The only steel track that Atlas produced in the modern era was not stainless, so far as I know - it was plain steel, which appealed to me and I intended to purchase it for my Next Layout.

Well, the Next Layout never happened, the Atlas steel track went away too quickly for me to use it, and that was  the end of that for me. I like my GG/Ross/Curtis non-stainless steel track, anyway.

There are varieties of stainless steel; some are magnetic, some are not. "Regular" steel is magnetic, of course. Your steel track will rust (also realistic), but will not demonstrate the odd surface problems that nickel silver can hand you. A friend has Atlas N-S, and my GG is more electrically "stable".
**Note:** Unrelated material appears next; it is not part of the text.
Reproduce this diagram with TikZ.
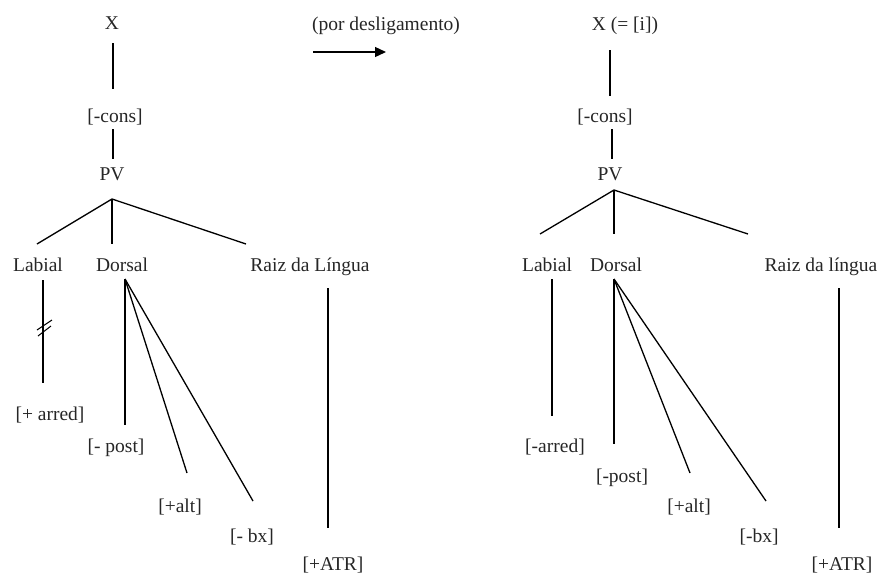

Steel is good: predictable, durable and tough. I was going to let my Atlas steel rust naturally ("it looks just like real rust!") outside (not the switch solenoids), lay it, then clean off the railheads. (Yes, I would have taken care of the rail connector areas.)

D500 posted:

The only steel track that Atlas produced in the modern era was not stainless, so far as I know - it was plain steel, which appealed to me and I intended to purchase it for my Next Layout.

 

You may be right, upon inspection, the boxes are marked "solid steel" without reference to "stainless".  I thought I read somewhere on here when researching the issue relating to the heavily painted center rails that the Atlas steel track could be used outside without rusting.  Maybe that, too, is wrong.  Either way, I think you are correct in that it wasn't stainless steel.